- EXERCISE DETAILS -
Scan the data below. Pull out each line where "this" occurs.

- RECORDED DATA -

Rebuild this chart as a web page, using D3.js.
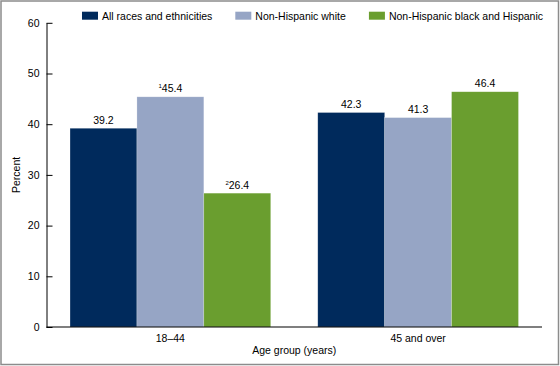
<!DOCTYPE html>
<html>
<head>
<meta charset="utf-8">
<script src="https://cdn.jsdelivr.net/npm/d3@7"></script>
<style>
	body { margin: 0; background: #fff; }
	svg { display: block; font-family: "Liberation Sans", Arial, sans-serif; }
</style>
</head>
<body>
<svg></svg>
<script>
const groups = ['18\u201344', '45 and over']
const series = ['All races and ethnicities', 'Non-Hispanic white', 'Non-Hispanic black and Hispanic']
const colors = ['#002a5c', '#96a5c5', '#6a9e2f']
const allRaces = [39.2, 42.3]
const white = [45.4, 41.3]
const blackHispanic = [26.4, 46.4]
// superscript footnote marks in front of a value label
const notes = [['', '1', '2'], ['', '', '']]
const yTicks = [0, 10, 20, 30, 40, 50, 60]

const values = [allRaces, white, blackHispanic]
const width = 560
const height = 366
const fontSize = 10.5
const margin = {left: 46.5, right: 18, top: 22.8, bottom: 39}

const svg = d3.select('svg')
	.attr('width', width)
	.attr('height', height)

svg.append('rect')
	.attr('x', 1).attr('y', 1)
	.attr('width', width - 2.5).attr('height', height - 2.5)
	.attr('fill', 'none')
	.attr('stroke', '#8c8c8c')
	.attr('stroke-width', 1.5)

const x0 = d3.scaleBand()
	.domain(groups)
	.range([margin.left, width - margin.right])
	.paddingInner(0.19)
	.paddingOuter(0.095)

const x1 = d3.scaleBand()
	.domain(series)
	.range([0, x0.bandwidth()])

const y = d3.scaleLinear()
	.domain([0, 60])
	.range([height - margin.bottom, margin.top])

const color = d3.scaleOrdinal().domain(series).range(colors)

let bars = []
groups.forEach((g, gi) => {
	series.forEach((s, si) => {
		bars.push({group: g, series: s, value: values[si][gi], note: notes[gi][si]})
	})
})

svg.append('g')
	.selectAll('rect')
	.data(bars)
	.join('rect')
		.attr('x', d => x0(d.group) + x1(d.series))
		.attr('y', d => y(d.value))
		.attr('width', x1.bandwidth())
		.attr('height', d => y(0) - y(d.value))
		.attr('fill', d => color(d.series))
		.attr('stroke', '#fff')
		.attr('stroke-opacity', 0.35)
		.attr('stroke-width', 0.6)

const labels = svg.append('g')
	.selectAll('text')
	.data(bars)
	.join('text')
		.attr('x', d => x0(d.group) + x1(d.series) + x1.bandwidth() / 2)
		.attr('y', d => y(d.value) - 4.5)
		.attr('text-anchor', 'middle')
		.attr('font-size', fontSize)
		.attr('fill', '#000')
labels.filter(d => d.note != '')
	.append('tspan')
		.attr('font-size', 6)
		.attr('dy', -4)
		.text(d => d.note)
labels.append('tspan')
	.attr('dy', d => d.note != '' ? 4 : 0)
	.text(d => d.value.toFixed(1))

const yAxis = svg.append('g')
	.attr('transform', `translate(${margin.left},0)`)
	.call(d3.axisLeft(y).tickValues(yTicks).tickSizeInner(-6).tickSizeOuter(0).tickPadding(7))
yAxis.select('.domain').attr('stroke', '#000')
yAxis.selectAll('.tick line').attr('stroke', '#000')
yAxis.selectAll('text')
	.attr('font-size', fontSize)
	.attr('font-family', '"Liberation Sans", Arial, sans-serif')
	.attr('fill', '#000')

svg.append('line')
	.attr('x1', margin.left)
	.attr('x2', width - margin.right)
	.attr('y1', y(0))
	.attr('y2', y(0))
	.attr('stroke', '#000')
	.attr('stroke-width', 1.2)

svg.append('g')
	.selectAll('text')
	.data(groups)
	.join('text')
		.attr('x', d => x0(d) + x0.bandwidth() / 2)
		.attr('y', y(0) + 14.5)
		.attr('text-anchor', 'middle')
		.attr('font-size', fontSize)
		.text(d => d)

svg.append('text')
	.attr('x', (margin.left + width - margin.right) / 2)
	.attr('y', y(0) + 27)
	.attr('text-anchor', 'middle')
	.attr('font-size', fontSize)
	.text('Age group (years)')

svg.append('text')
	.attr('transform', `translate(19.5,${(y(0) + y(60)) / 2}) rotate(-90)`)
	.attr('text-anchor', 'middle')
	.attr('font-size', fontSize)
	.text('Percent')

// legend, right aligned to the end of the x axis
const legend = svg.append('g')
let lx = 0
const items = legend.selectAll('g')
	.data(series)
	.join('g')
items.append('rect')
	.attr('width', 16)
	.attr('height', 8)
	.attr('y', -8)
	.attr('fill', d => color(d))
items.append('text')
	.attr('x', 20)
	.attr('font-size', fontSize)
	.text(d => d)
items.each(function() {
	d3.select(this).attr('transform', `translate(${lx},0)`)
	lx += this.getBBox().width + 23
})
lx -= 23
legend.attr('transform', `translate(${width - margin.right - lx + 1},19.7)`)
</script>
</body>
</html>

- PROBLEM SOLUTION -
Rebuild this chart as a web page, using D3.js.
	d3.select(this).attr('transform', `translate(${lx},0)`)
	lx += this.getBBox().width + 23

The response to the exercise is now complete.